_Task prompt_
Restrict the output to the lines below starting at the one that contains "Emit a Python" and ending at the one that contains "from matplotlib.patches import Rectangle", and restate them word for word, both ends included.

_Supplied data_
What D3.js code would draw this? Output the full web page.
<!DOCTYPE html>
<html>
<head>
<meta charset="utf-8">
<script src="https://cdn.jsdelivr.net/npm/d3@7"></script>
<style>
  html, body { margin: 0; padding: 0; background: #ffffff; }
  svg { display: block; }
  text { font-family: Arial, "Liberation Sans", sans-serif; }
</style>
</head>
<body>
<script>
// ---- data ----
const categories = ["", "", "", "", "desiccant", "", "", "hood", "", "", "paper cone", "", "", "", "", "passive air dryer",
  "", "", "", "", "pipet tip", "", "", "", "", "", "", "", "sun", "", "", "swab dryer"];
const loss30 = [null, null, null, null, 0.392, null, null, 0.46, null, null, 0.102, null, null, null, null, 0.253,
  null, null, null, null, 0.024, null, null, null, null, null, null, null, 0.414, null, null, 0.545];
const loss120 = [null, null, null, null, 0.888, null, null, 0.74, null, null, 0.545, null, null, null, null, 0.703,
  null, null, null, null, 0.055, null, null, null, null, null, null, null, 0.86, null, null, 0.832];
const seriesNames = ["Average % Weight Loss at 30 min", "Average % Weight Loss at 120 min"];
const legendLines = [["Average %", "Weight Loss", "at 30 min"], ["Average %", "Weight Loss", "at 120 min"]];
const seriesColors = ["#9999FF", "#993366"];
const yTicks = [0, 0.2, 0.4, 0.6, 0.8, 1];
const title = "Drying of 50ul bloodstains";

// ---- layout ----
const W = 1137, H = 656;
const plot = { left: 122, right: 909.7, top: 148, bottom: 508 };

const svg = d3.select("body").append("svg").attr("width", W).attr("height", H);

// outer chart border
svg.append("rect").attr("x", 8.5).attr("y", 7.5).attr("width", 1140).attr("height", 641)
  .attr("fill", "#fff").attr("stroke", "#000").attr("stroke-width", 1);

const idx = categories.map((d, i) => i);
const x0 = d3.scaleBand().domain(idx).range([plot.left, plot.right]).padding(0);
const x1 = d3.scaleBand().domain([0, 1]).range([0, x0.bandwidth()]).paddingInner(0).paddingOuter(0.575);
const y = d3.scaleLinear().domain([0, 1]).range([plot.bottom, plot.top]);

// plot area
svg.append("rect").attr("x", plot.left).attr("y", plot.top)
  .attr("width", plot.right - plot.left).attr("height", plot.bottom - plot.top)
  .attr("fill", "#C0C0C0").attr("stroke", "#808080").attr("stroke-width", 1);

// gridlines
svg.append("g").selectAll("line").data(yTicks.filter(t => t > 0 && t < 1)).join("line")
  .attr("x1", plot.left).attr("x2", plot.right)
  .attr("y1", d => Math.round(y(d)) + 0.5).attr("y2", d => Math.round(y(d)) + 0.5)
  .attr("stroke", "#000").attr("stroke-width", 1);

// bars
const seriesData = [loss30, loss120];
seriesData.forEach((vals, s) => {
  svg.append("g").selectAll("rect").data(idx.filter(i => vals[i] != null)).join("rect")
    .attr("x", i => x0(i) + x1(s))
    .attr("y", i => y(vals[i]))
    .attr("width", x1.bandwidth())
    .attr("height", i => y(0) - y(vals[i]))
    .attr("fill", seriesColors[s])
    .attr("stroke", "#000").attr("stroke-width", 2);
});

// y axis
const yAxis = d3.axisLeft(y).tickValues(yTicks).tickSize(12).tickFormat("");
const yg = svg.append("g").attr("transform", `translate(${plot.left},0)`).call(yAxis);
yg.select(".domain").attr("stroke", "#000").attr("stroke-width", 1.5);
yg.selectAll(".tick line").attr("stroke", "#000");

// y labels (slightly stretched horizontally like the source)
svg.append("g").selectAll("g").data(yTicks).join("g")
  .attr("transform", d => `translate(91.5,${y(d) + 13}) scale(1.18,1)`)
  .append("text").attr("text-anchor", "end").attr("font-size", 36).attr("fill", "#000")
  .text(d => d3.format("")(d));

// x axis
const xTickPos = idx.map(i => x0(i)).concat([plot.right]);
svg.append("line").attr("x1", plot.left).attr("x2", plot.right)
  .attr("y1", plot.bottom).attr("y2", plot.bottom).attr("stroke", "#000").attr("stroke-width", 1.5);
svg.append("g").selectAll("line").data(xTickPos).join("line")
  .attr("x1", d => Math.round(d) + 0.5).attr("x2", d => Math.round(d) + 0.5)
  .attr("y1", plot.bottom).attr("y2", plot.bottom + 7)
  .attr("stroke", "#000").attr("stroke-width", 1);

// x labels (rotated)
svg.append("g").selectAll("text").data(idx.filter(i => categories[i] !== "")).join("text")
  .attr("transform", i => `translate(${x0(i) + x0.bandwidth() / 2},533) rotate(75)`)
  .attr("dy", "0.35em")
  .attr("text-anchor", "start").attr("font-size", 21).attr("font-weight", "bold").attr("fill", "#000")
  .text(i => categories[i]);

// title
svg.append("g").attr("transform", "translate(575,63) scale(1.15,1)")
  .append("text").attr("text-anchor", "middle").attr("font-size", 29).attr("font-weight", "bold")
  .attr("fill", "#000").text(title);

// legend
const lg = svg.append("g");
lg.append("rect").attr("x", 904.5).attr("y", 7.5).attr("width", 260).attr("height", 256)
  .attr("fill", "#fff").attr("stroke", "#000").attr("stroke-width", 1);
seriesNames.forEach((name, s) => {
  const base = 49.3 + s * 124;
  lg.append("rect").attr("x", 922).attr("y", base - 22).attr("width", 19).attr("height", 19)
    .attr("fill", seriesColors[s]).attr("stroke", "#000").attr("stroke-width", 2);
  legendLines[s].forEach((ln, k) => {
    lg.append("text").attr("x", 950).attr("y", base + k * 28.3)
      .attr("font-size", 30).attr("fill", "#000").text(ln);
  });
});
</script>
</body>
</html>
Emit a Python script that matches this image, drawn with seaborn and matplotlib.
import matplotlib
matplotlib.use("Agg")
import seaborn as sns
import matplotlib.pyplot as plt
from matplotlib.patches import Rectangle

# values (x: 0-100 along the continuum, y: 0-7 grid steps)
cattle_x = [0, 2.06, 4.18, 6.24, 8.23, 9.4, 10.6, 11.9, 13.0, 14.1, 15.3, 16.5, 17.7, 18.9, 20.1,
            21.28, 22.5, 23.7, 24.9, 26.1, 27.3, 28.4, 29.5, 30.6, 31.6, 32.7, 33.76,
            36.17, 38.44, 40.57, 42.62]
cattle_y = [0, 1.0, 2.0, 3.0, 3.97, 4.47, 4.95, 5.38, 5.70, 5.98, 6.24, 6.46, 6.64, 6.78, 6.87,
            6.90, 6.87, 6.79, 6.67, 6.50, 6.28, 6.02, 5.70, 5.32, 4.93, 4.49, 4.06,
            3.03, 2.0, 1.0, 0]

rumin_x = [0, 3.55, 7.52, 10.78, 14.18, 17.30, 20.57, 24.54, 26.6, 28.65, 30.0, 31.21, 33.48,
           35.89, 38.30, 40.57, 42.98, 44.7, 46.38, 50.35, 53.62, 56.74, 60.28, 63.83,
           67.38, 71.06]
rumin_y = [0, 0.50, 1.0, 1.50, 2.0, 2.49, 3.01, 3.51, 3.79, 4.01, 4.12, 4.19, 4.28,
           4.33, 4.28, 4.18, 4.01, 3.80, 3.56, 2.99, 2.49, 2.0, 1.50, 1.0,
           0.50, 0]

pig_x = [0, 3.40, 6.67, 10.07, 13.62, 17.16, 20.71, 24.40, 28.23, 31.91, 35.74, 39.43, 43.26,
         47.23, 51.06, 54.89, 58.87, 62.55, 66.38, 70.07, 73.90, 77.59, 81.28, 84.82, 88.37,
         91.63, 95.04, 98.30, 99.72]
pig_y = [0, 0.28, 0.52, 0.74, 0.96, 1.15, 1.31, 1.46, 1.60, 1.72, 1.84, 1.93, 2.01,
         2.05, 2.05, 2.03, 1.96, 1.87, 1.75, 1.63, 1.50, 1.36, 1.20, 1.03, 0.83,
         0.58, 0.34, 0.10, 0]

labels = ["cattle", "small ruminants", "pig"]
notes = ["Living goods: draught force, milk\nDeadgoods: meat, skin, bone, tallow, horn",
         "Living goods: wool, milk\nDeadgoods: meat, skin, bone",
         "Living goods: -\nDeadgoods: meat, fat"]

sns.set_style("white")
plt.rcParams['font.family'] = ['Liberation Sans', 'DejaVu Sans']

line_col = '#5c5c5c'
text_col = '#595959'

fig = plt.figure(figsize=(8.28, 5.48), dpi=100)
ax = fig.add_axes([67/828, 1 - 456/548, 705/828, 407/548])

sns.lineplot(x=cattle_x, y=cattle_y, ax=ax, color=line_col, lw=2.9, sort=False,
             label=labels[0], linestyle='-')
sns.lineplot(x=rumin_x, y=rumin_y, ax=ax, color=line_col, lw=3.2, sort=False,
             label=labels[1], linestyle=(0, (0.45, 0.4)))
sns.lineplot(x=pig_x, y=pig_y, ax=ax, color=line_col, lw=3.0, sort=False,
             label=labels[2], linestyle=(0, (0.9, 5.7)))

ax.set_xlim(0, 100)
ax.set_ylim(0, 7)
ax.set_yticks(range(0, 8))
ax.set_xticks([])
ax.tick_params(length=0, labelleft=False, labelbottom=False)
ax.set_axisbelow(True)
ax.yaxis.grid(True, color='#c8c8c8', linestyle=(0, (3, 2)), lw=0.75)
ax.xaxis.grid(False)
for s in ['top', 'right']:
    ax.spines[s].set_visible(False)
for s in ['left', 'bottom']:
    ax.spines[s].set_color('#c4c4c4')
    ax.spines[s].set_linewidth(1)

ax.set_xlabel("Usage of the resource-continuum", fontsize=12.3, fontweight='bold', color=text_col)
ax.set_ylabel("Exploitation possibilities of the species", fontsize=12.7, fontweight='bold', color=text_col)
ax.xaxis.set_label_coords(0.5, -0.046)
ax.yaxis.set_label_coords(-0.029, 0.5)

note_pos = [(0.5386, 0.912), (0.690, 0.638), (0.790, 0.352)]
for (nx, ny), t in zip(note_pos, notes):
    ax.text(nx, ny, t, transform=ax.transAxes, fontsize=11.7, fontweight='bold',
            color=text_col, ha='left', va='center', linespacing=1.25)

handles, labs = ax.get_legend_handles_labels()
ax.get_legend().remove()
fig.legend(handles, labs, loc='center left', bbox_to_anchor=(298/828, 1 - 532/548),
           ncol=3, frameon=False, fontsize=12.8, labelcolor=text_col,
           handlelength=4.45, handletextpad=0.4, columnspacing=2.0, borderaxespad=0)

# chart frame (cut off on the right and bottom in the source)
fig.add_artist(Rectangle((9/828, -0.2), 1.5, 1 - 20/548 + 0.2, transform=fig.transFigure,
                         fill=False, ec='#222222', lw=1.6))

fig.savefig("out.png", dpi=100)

_Full output_
Emit a Python script that matches this image, drawn with seaborn and matplotlib.
import matplotlib
matplotlib.use("Agg")
import seaborn as sns
import matplotlib.pyplot as plt
from matplotlib.patches import Rectangle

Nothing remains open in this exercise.